- [WHAT IS REQUIRED]
Reproduce all the lines exactly as they stand, apart from the pictures.

_ _ _

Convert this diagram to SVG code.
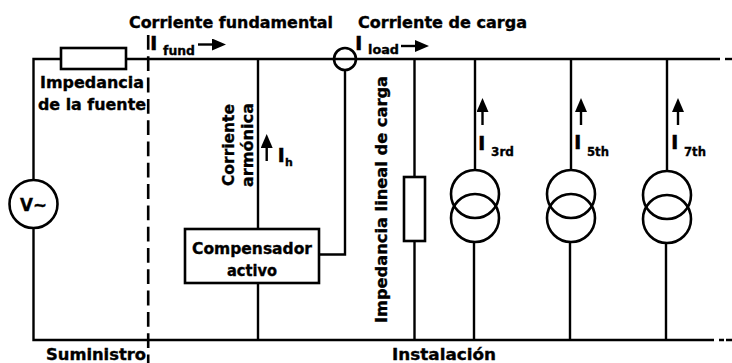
<svg xmlns="http://www.w3.org/2000/svg" width="732" height="363" viewBox="0 0 732 363">
<defs>
<marker id="ah" markerUnits="userSpaceOnUse" markerWidth="15" markerHeight="13" refX="1" refY="6" orient="auto"><path d="M0 0L14 6L0 12Z" fill="#000"/></marker>
</defs>
<style>
.l{fill:none;stroke:#000;stroke-width:2.4}
.b{fill:#fff;stroke:#000;stroke-width:2.6}
.c{fill:none;stroke:#000;stroke-width:2.6}
.a{fill:none;stroke:#000;stroke-width:2.4;marker-end:url(#ah)}
text{font-family:"DejaVu Sans",Verdana,sans-serif;font-weight:bold;fill:#000;stroke:#000;stroke-width:.35;font-size:15px}
.s{font-size:13px}
.i{font-size:20px}
</style>
<g id="connectors">
<path class="l" d="M33.500 180V59H61M126 59H720"/>
<path class="l" d="M725 59H732"/>
<path class="l" d="M33.500 228V340H714M719 340H724M726 340H732"/>
<path class="l" d="M258 59V229M258 283V340"/>
<path class="l" d="M345 70V254.500H319"/>
<path class="l" d="M414.500 59V177M414.500 241V340"/>
<path class="l" d="M475 59V170M474 242V340"/>
<path class="l" d="M571 59V170M570 242V340"/>
<path class="l" d="M667 59V171M666 243V340"/>
<path d="M148.200 35V363" fill="none" stroke="#000" stroke-width="2.600" stroke-dasharray="14.800 6.500"/>
<path class="a" d="M198 44.500H213"/>
<path class="a" d="M401 46H416"/>
<path class="a" d="M266.700 161V147"/>
<path class="a" d="M482.500 125V111"/>
<path class="a" d="M581 125V111"/>
<path class="a" d="M678 125V111"/>
</g>
<g id="source-impedance"><rect class="b" x="61" y="48" width="65" height="21"/></g>
<g id="source"><circle class="b" cx="33.500" cy="204" r="24"/><text x="33.500" y="211" text-anchor="middle" textLength="27" lengthAdjust="spacingAndGlyphs" style="font-size:18px">V~</text></g>
<g id="sensor"><circle class="c" cx="345" cy="59" r="11"/></g>
<g id="compensator"><rect class="b" x="185" y="229" width="134" height="54"/><text x="252" y="254" text-anchor="middle" textLength="120" lengthAdjust="spacingAndGlyphs">Compensador</text><text x="252" y="276" text-anchor="middle" textLength="50" lengthAdjust="spacingAndGlyphs">activo</text></g>
<g id="load"><rect class="b" x="404" y="177" width="21" height="64"/></g>
<g id="source-3rd"><circle class="c" cx="475" cy="194" r="24"/><circle class="c" cx="475" cy="218" r="24"/></g>
<g id="source-5th"><circle class="c" cx="571" cy="194" r="24"/><circle class="c" cx="571" cy="218" r="24"/></g>
<g id="source-7th"><circle class="c" cx="667" cy="195" r="24"/><circle class="c" cx="667" cy="219" r="24"/></g>
<g id="labels">
<text x="129" y="28" textLength="204" lengthAdjust="spacingAndGlyphs">Corriente fundamental</text>
<text x="358" y="28" textLength="169" lengthAdjust="spacingAndGlyphs">Corriente de carga</text>
<text x="150" y="49.500" class="i">I</text>
<text x="163" y="55" class="s" textLength="32" lengthAdjust="spacingAndGlyphs">fund</text>
<text x="355" y="50" class="i">I</text>
<text x="368" y="54" class="s" textLength="31" lengthAdjust="spacingAndGlyphs">load</text>
<text x="40" y="88" textLength="104" lengthAdjust="spacingAndGlyphs">Impedancia</text>
<text x="38" y="110" textLength="108" lengthAdjust="spacingAndGlyphs">de la fuente</text>
<text transform="translate(234 186) rotate(-90)" textLength="82" lengthAdjust="spacingAndGlyphs">Corriente</text>
<text transform="translate(252.700 187) rotate(-90)" textLength="84" lengthAdjust="spacingAndGlyphs">armónica</text>
<text x="277.500" y="162" class="i">I</text><text x="285" y="166" class="s" style="font-size:11px">h</text>
<text transform="translate(387 323) rotate(-90)" textLength="247" lengthAdjust="spacingAndGlyphs">Impedancia lineal de carga</text>
<text x="478" y="150" class="i">I</text><text x="491" y="156" class="s" textLength="23" lengthAdjust="spacingAndGlyphs">3rd</text>
<text x="574" y="149" class="i">I</text><text x="587" y="156" class="s" textLength="22" lengthAdjust="spacingAndGlyphs">5th</text>
<text x="671" y="149" class="i">I</text><text x="684" y="156" class="s" textLength="22" lengthAdjust="spacingAndGlyphs">7th</text>
<text x="46" y="360" textLength="100" lengthAdjust="spacingAndGlyphs">Suministro</text>
<text x="392" y="360" textLength="104" lengthAdjust="spacingAndGlyphs">Instalación</text>
</g>
</svg>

_ _ _

- [EXPECTED ANSWER]
Convert this diagram to SVG code.
<svg xmlns="http://www.w3.org/2000/svg" width="732" height="363" viewBox="0 0 732 363">
<defs>
<marker id="ah" markerUnits="userSpaceOnUse" markerWidth="15" markerHeight="13" refX="1" refY="6" orient="auto"><path d="M0 0L14 6L0 12Z" fill="#000"/></marker>
</defs>
<style>
.l{fill:none;stroke:#000;stroke-width:2.4}
.b{fill:#fff;stroke:#000;stroke-width:2.6}
.c{fill:none;stroke:#000;stroke-width:2.6}
.a{fill:none;stroke:#000;stroke-width:2.4;marker-end:url(#ah)}
text{font-family:"DejaVu Sans",Verdana,sans-serif;font-weight:bold;fill:#000;stroke:#000;stroke-width:.35;font-size:15px}
.s{font-size:13px}
.i{font-size:20px}
</style>
<g id="connectors">
<path class="l" d="M33.500 180V59H61M126 59H720"/>
<path class="l" d="M725 59H732"/>
<path class="l" d="M33.500 228V340H714M719 340H724M726 340H732"/>
<path class="l" d="M258 59V229M258 283V340"/>
<path class="l" d="M345 70V254.500H319"/>
<path class="l" d="M414.500 59V177M414.500 241V340"/>
<path class="l" d="M475 59V170M474 242V340"/>
<path class="l" d="M571 59V170M570 242V340"/>
<path class="l" d="M667 59V171M666 243V340"/>
<path d="M148.200 35V363" fill="none" stroke="#000" stroke-width="2.600" stroke-dasharray="14.800 6.500"/>
<path class="a" d="M198 44.500H213"/>
<path class="a" d="M401 46H416"/>
<path class="a" d="M266.700 161V147"/>
<path class="a" d="M482.500 125V111"/>
<path class="a" d="M581 125V111"/>
<path class="a" d="M678 125V111"/>
</g>
<g id="source-impedance"><rect class="b" x="61" y="48" width="65" height="21"/></g>
<g id="source"><circle class="b" cx="33.500" cy="204" r="24"/><text x="33.500" y="211" text-anchor="middle" textLength="27" lengthAdjust="spacingAndGlyphs" style="font-size:18px">V~</text></g>
<g id="sensor"><circle class="c" cx="345" cy="59" r="11"/></g>
<g id="compensator"><rect class="b" x="185" y="229" width="134" height="54"/><text x="252" y="254" text-anchor="middle" textLength="120" lengthAdjust="spacingAndGlyphs">Compensador</text><text x="252" y="276" text-anchor="middle" textLength="50" lengthAdjust="spacingAndGlyphs">activo</text></g>
<g id="load"><rect class="b" x="404" y="177" width="21" height="64"/></g>
<g id="source-3rd"><circle class="c" cx="475" cy="194" r="24"/><circle class="c" cx="475" cy="218" r="24"/></g>
<g id="source-5th"><circle class="c" cx="571" cy="194" r="24"/><circle class="c" cx="571" cy="218" r="24"/></g>
<g id="source-7th"><circle class="c" cx="667" cy="195" r="24"/><circle class="c" cx="667" cy="219" r="24"/></g>
<g id="labels">
<text x="129" y="28" textLength="204" lengthAdjust="spacingAndGlyphs">Corriente fundamental</text>
<text x="358" y="28" textLength="169" lengthAdjust="spacingAndGlyphs">Corriente de carga</text>
<text x="150" y="49.500" class="i">I</text>
<text x="163" y="55" class="s" textLength="32" lengthAdjust="spacingAndGlyphs">fund</text>
<text x="355" y="50" class="i">I</text>
<text x="368" y="54" class="s" textLength="31" lengthAdjust="spacingAndGlyphs">load</text>
<text x="40" y="88" textLength="104" lengthAdjust="spacingAndGlyphs">Impedancia</text>
<text x="38" y="110" textLength="108" lengthAdjust="spacingAndGlyphs">de la fuente</text>
<text transform="translate(234 186) rotate(-90)" textLength="82" lengthAdjust="spacingAndGlyphs">Corriente</text>
<text transform="translate(252.700 187) rotate(-90)" textLength="84" lengthAdjust="spacingAndGlyphs">armónica</text>
<text x="277.500" y="162" class="i">I</text><text x="285" y="166" class="s" style="font-size:11px">h</text>
<text transform="translate(387 323) rotate(-90)" textLength="247" lengthAdjust="spacingAndGlyphs">Impedancia lineal de carga</text>
<text x="478" y="150" class="i">I</text><text x="491" y="156" class="s" textLength="23" lengthAdjust="spacingAndGlyphs">3rd</text>
<text x="574" y="149" class="i">I</text><text x="587" y="156" class="s" textLength="22" lengthAdjust="spacingAndGlyphs">5th</text>
<text x="671" y="149" class="i">I</text><text x="684" y="156" class="s" textLength="22" lengthAdjust="spacingAndGlyphs">7th</text>
<text x="46" y="360" textLength="100" lengthAdjust="spacingAndGlyphs">Suministro</text>
<text x="392" y="360" textLength="104" lengthAdjust="spacingAndGlyphs">Instalación</text>
</g>
</svg>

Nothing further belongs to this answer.